For believers, the final test will not be who got it right.  As concerned for truth as we must be, being right isn’t the most important thing.  The Great Commandment of our Lord is not “Be sure to hold the right doctrine, and make sure your neighbor holds it, too.”  Rather, it is “Love the Lord your God with all your heart, soul, mind, and strength, and love your neighbor as yourself.”  Paul reminds us, in the oft-quoted I Corinthians 13, that anything, however worthy or spiritual, done without love is thus rendered worthless.

What is love, you may ask?  It certainly isn’t sex or romance.  I have already made one suggestion, respect.  Here’s another:  “Listen, understand, respond appropriately.”  A lot of unpleasant words would never corrupt the air if we weren’t so full of ourselves.  I won’t say it’s easy; many will permit us to listen while they use our silence to talk, berate, and condemn.  As a radio host, I could turn off their mike, but we can’t do that in everyday situations.  We must entice, encourage, and invite our adversaries to listen, hopefully by becoming model listeners ourselves.  At times, we may have to discourage their talk by simply walking away.

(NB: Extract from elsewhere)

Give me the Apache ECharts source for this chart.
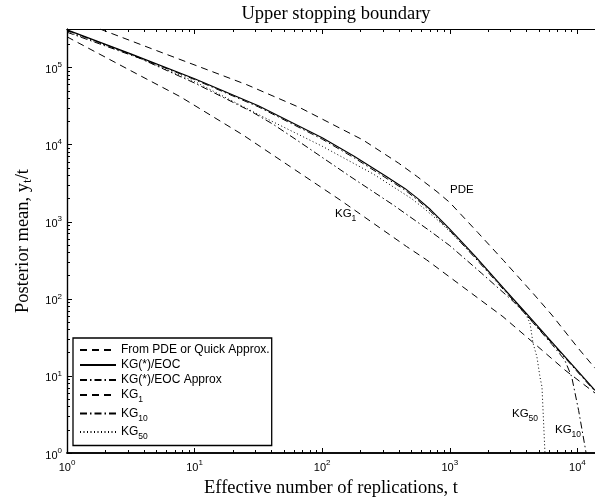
<!DOCTYPE html>
<html>
<head>
<meta charset="utf-8">
<script src="https://cdn.jsdelivr.net/npm/echarts@6/dist/echarts.min.js"></script>
<style>
  html, body { margin: 0; padding: 0; background: #fff; }
  #chart { width: 595px; height: 497px; }
</style>
</head>
<body>
<div id="chart"></div>
<script>
// ticks (log axes)
const xMajor = [1, 10, 100, 1000, 10000];
const xMinor = [2, 3, 4, 5, 6, 7, 8, 9, 20, 30, 40, 50, 60, 70, 80, 90,
  200, 300, 400, 500, 600, 700, 800, 900, 2000, 3000, 4000, 5000, 6000, 7000, 8000, 9000];
const yMajor = [1, 10, 100, 1000, 10000, 100000];
const yMinor = [2, 3, 4, 5, 6, 7, 8, 9, 20, 30, 40, 50, 60, 70, 80, 90,
  200, 300, 400, 500, 600, 700, 800, 900, 2000, 3000, 4000, 5000, 6000, 7000, 8000, 9000,
  20000, 30000, 40000, 50000, 60000, 70000, 80000, 90000, 200000, 300000];

// From PDE (upper dashed)
const pdeT = [1.82, 5.05, 11.0, 25.6, 67, 209, 398, 562, 794, 1000, 1660, 2630, 4470, 6310, 10100, 13740];
const pdeY = [316000, 166000, 102000, 60100, 30200, 11500, 5750, 3800, 2455, 1778, 724, 316, 119, 61.7, 23.1, 12.6];

// KG(*)/EOC (solid) and its approximation (dash-dot)
const kgStarT = [1, 3.16, 10, 31.6, 100, 178, 316, 447, 562, 708, 891, 1000, 1585, 2690, 3980, 6310, 10000, 13740];
const kgStarY = [309000, 151000, 71600, 32000, 12300, 7080, 3890, 2690, 1995, 1430, 977, 804, 355, 133, 64.6, 27.5, 11.7, 6.5];
const kgApproxY = [305000, 149000, 70000, 31000, 11800, 6750, 3700, 2570, 1900, 1360, 930, 768, 337, 127, 62, 26.6, 11.3, 6.3];

// KG_1 (lower dashed)
const kg1T = [1, 3.16, 7.69, 23.9, 56.2, 138, 457, 659, 1259, 2610, 4470, 8000, 13740];
const kg1Y = [251000, 91200, 42100, 13400, 5190, 1920, 479, 320, 144, 58.7, 27.4, 11.9, 6.0];

// KG_10 (dash-dot)
const kg10T = [1, 3.73, 10, 27.9, 41.7, 63.1, 165, 359, 700, 1000, 1780, 3130, 3980, 6310, 7940, 9020, 10230, 11480, 11700];
const kg10Y = [288000, 132000, 63100, 26900, 18200, 11500, 3890, 1660, 759, 490, 214, 93.3, 61.7, 25.7, 16.2, 9.77, 3.55, 1.2, 1];

// KG_50 (dotted)
const kg50T = [1, 3.16, 10, 34.5, 100, 251, 501, 631, 794, 1000, 1585, 2820, 3880, 4250, 4490, 4820, 5090, 5280, 5370, 5570];
const kg50Y = [295000, 148000, 66100, 22900, 9550, 4170, 2000, 1480, 1070, 750, 347, 120, 66.1, 48.6, 26.7, 17.6, 9.68, 7.18, 3.84, 1];

const dash = [7, 5];
const dashDot = [7, 3, 1.5, 3];
const dot = [1, 2.5];

function pairs(ts, ys) {
  return ts.map((t, i) => [t, ys[i]]);
}

function mkSeries(name, ts, ys, type, width) {
  return {
    name: name,
    type: 'line',
    data: pairs(ts, ys),
    symbol: 'none',
    showSymbol: false,
    silent: true,
    itemStyle: { color: 'rgba(0,0,0,0)', borderWidth: 0 },
    lineStyle: { color: '#000', width: width || 1, type: type }
  };
}

const sans = 'Liberation Sans';
const serif = 'Liberation Serif';

const tickRich = {
  b: { fontFamily: sans, fontSize: 11, lineHeight: 18, color: '#000' },
  e: { fontFamily: sans, fontSize: 8, lineHeight: 8, verticalAlign: 'top', color: '#000' }
};
function powLabel(v) {
  return '{b|10}{e|' + Math.round(Math.log10(v)) + '}';
}

const subRich = {
  p: { fontFamily: sans, fontSize: 12, lineHeight: 15, color: '#000' },
  a: { fontFamily: sans, fontSize: 12, lineHeight: 19, color: '#000' },
  s: { fontFamily: sans, fontSize: 8.5, lineHeight: 9, verticalAlign: 'bottom', color: '#000' }
};
function subLabel(name) {
  const m = name.match(/^(.*)_(\d+)$/);
  if (m) return '{a|' + m[1] + '}{s|' + m[2] + '}';
  return '{p|' + name + '}';
}

const xMax = 13740, yMax = 317000;

function xAx(pos, ticks, len, labels) {
  return {
    type: 'log', gridIndex: 0, position: pos, min: 1, max: xMax,
    axisLine: { show: true, lineStyle: { color: '#000', width: pos === 'bottom' ? 1.5 : 1 } },
    axisTick: { show: true, inside: true, length: len, customValues: ticks, lineStyle: { color: '#000' } },
    axisLabel: labels ? {
      show: true, customValues: xMajor, margin: 6, formatter: powLabel, rich: tickRich
    } : { show: false },
    splitLine: { show: false }, minorTick: { show: false }
  };
}
function yAx(ticks, len, labels) {
  return {
    type: 'log', gridIndex: 0, position: 'left', min: 1, max: yMax,
    axisLine: { show: true, lineStyle: { color: '#000', width: 1.2 } },
    axisTick: { show: true, inside: true, length: len, customValues: ticks, lineStyle: { color: '#000' } },
    axisLabel: labels ? {
      show: true, customValues: yMajor, margin: 5, padding: [5, 0, 0, 0], formatter: powLabel, rich: tickRich
    } : { show: false },
    splitLine: { show: false }, minorTick: { show: false }
  };
}

const chart = echarts.init(document.getElementById('chart'), null, { renderer: 'canvas' });

const xMain = xAx('bottom', xMajor, 5, true);
xMain.name = 'Effective number of replications, t';
xMain.nameLocation = 'middle';
xMain.nameGap = 19;
xMain.nameTextStyle = { fontFamily: serif, fontSize: 18.5, color: '#000' };

const yMain = yAx(yMajor, 5, true);
yMain.name = '{m|Posterior mean, y}{s|t}{m|/t}';
yMain.nameLocation = 'middle';
yMain.nameGap = 24;
yMain.nameRotate = 90;
yMain.nameTextStyle = {
  rich: {
    m: { fontFamily: serif, fontSize: 18.5, lineHeight: 22, color: '#000' },
    s: { fontFamily: serif, fontSize: 13, lineHeight: 13, verticalAlign: 'bottom', color: '#000' }
  }
};

const annRich = {
  a: { fontFamily: sans, fontSize: 11.5, lineHeight: 18, fill: '#000', color: '#000' },
  s: { fontFamily: sans, fontSize: 8.5, lineHeight: 9, verticalAlign: 'bottom', fill: '#000', color: '#000' }
};

chart.setOption({
  animation: false,
  backgroundColor: '#fff',
  title: {
    text: 'Upper stopping boundary',
    left: 331, top: 0, textAlign: 'center',
    textStyle: { fontFamily: serif, fontSize: 18.5, fontWeight: 'normal', color: '#000' }
  },
  grid: { left: 67, top: 29, right: 0, bottom: 44, containLabel: false, outerBoundsMode: 'none' },
  xAxis: [
    xMain,
    xAx('bottom', xMinor, 3, false),
    xAx('top', xMajor, 5, false),
    xAx('top', xMinor, 3, false)
  ],
  yAxis: [
    yMain,
    yAx(yMinor, 3, false)
  ],
  legend: {
    orient: 'vertical', left: 73, top: 338,
    padding: [6, 2, 4, 6], itemGap: 3, itemWidth: 36, itemHeight: 10,
    backgroundColor: '#fff', borderColor: '#000', borderWidth: 1.3, borderRadius: 0,
    itemStyle: { opacity: 0 },
    formatter: subLabel,
    textStyle: { color: '#000', fontFamily: sans, fontSize: 12, rich: subRich },
    selectedMode: false
  },
  graphic: [
    { type: 'text', left: 450, top: 184, style: { text: 'PDE', font: '11.5px "Liberation Sans"', fill: '#000' } },
    { type: 'text', left: 335, top: 208, style: { text: '{a|KG}{s|1}', rich: annRich } },
    { type: 'text', left: 512, top: 408, style: { text: '{a|KG}{s|50}', rich: annRich } },
    { type: 'text', left: 555, top: 424, style: { text: '{a|KG}{s|10}', rich: annRich } }
  ],
  series: [
    mkSeries('From PDE or Quick Approx.', pdeT, pdeY, dash),
    mkSeries('KG(*)/EOC', kgStarT, kgStarY, 'solid', 1.2),
    mkSeries('KG(*)/EOC Approx', kgStarT, kgApproxY, dashDot),
    mkSeries('KG_1', kg1T, kg1Y, dash),
    mkSeries('KG_10', kg10T, kg10Y, dashDot),
    mkSeries('KG_50', kg50T, kg50Y, dot)
  ]
});
</script>
</body>
</html>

I’ll tell you a secret.  We cannot keep going the way we are going now.  Radical Islamic terrorists won’t just go away, and we cannot kill them all.  We have to win them over, in some manner.  I don’t think we will defeat our enemies unless we learn to love them.  I think of conflict, in this discussion that’s contentiousness, as the devil’s turf.  When we fight; he wins.  When we argue, he wins.  When we hate those who disagree with us, he wins.  When he wins, we get more conflict.  I don’t think we will find peace in this world unless we learn to be civil among ourselves.  I don’t think we can “win our brother” without “conversation seasoned with grace.”  I don’t think we can love our enemy until we learn to talk with him.  Do you?